Data:
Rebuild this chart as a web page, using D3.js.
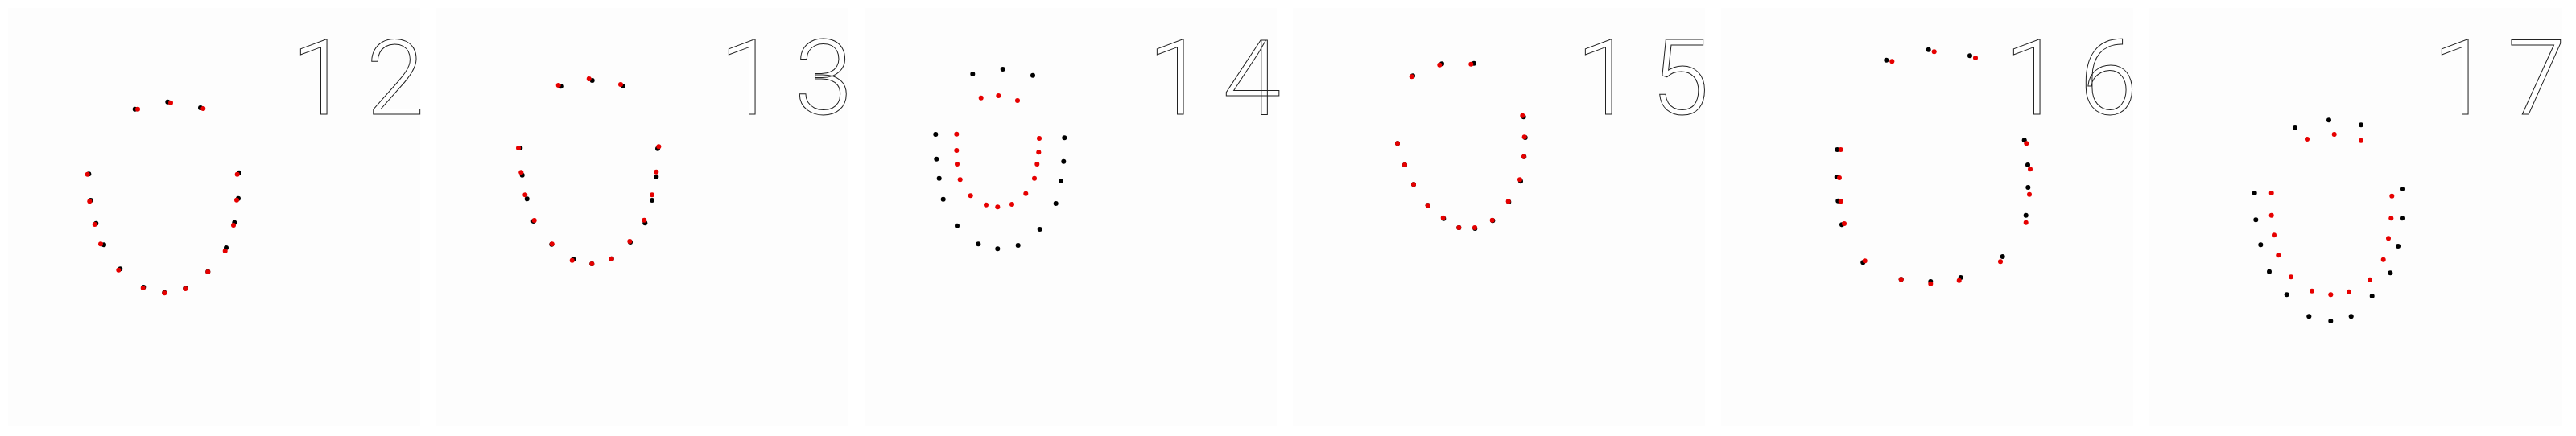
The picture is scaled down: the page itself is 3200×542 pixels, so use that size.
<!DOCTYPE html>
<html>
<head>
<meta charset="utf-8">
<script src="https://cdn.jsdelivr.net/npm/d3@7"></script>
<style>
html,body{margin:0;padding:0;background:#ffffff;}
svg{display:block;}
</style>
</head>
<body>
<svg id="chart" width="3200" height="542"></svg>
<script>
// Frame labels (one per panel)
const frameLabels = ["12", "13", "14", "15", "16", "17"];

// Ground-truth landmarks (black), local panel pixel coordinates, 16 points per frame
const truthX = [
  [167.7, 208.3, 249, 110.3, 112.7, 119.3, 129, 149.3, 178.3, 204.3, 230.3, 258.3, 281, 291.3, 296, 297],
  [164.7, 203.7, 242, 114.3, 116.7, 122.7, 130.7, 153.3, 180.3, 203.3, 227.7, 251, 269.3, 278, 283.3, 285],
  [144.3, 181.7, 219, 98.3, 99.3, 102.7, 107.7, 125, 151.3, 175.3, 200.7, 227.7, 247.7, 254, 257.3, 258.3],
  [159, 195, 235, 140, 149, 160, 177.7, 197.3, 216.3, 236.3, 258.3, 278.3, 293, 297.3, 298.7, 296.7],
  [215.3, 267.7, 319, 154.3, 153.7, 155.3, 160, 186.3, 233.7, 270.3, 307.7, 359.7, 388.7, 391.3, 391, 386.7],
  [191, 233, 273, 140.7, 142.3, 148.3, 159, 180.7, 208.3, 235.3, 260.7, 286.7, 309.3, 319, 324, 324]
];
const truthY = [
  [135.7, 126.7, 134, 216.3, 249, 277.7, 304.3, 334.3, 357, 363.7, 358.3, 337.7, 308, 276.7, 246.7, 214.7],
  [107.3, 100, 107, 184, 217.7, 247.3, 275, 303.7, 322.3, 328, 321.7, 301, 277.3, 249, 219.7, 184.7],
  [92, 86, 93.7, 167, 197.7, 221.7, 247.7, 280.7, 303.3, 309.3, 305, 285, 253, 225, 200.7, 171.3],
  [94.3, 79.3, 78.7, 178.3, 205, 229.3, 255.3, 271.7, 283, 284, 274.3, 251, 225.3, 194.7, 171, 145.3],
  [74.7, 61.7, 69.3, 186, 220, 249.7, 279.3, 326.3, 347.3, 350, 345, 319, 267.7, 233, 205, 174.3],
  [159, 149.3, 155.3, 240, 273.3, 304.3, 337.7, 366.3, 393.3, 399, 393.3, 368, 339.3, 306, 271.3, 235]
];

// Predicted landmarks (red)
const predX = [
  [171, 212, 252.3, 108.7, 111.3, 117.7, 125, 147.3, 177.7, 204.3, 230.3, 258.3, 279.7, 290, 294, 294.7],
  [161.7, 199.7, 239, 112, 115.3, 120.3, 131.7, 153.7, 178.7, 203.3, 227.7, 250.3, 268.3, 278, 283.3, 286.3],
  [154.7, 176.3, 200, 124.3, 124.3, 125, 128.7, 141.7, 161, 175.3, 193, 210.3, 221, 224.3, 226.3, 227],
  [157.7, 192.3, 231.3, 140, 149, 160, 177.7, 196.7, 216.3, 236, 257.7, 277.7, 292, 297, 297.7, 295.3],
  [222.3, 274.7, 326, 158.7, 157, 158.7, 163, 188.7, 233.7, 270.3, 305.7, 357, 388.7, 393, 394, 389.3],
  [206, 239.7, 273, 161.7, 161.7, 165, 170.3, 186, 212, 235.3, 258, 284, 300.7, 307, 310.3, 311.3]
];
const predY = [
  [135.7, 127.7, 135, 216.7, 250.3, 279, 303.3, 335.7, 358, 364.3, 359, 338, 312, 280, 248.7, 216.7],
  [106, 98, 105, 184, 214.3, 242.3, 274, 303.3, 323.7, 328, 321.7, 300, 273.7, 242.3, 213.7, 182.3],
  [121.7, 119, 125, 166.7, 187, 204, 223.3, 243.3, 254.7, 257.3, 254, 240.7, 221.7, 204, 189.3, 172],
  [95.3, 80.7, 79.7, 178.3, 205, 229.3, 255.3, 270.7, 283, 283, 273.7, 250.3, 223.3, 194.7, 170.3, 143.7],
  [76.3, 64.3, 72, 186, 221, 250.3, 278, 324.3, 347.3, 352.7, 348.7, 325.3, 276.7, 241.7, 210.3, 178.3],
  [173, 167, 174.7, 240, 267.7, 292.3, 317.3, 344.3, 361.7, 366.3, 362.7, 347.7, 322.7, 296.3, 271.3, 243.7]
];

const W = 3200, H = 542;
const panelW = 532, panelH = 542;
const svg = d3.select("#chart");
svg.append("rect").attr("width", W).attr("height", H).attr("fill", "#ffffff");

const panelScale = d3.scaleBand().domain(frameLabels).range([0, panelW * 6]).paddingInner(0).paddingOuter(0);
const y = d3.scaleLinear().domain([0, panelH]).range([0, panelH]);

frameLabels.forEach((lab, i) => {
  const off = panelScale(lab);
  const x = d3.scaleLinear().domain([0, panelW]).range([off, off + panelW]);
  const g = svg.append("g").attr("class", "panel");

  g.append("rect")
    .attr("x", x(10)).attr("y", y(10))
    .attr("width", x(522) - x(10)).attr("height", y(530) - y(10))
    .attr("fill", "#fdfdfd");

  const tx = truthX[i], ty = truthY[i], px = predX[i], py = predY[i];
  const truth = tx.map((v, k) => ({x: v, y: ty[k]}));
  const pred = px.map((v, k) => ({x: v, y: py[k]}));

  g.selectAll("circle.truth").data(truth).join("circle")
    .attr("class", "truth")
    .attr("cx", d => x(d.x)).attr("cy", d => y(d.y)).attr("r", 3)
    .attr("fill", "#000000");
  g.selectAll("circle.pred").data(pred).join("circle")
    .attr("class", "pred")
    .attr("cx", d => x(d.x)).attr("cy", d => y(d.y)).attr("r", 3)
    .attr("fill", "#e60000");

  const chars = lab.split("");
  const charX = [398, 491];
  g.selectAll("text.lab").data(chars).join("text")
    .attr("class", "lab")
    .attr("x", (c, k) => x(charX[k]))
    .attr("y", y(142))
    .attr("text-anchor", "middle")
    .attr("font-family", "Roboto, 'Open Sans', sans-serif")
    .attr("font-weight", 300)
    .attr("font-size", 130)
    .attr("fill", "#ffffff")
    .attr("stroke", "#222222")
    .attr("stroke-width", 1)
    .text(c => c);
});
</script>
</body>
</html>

---

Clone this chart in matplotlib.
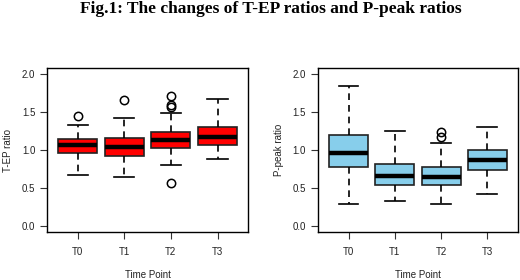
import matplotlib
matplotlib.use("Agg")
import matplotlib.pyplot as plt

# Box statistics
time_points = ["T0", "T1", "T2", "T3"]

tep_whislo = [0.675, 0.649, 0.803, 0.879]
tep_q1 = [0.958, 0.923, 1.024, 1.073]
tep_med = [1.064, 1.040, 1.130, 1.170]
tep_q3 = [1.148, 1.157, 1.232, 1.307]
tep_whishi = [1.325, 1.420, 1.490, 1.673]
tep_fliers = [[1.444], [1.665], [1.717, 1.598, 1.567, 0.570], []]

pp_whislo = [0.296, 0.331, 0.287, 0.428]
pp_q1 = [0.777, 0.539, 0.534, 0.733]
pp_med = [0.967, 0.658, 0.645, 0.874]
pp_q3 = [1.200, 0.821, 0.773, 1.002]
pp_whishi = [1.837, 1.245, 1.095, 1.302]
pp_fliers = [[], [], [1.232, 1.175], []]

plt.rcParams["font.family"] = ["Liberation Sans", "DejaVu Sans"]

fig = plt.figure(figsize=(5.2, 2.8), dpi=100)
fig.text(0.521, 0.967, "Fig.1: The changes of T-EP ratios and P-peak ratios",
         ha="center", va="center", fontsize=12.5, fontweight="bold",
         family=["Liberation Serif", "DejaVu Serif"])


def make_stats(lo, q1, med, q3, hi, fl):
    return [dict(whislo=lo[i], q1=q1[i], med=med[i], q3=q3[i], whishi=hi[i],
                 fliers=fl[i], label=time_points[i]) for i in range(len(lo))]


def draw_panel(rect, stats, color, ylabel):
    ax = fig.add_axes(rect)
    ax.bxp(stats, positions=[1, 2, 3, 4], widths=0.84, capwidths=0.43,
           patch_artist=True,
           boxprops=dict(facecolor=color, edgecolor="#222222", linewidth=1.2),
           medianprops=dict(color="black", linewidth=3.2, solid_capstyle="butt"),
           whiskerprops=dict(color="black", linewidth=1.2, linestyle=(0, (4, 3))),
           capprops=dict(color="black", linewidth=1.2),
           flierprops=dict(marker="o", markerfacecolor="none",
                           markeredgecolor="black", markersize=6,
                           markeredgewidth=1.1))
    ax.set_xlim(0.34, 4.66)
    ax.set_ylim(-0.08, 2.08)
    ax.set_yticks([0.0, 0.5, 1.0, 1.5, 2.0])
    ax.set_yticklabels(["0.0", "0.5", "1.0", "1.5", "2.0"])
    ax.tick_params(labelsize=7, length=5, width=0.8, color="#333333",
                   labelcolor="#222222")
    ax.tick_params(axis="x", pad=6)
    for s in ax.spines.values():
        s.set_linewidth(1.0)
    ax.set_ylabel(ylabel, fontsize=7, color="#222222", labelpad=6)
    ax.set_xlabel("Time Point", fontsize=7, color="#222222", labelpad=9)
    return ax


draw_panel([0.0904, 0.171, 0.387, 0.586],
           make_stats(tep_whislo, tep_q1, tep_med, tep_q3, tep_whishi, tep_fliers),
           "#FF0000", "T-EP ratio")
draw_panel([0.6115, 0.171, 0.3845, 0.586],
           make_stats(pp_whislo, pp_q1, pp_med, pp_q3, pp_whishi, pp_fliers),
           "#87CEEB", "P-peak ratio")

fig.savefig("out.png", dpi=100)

Your task: Work out how many lines above contain the word "this". Give only the number.

Answer to the task: 2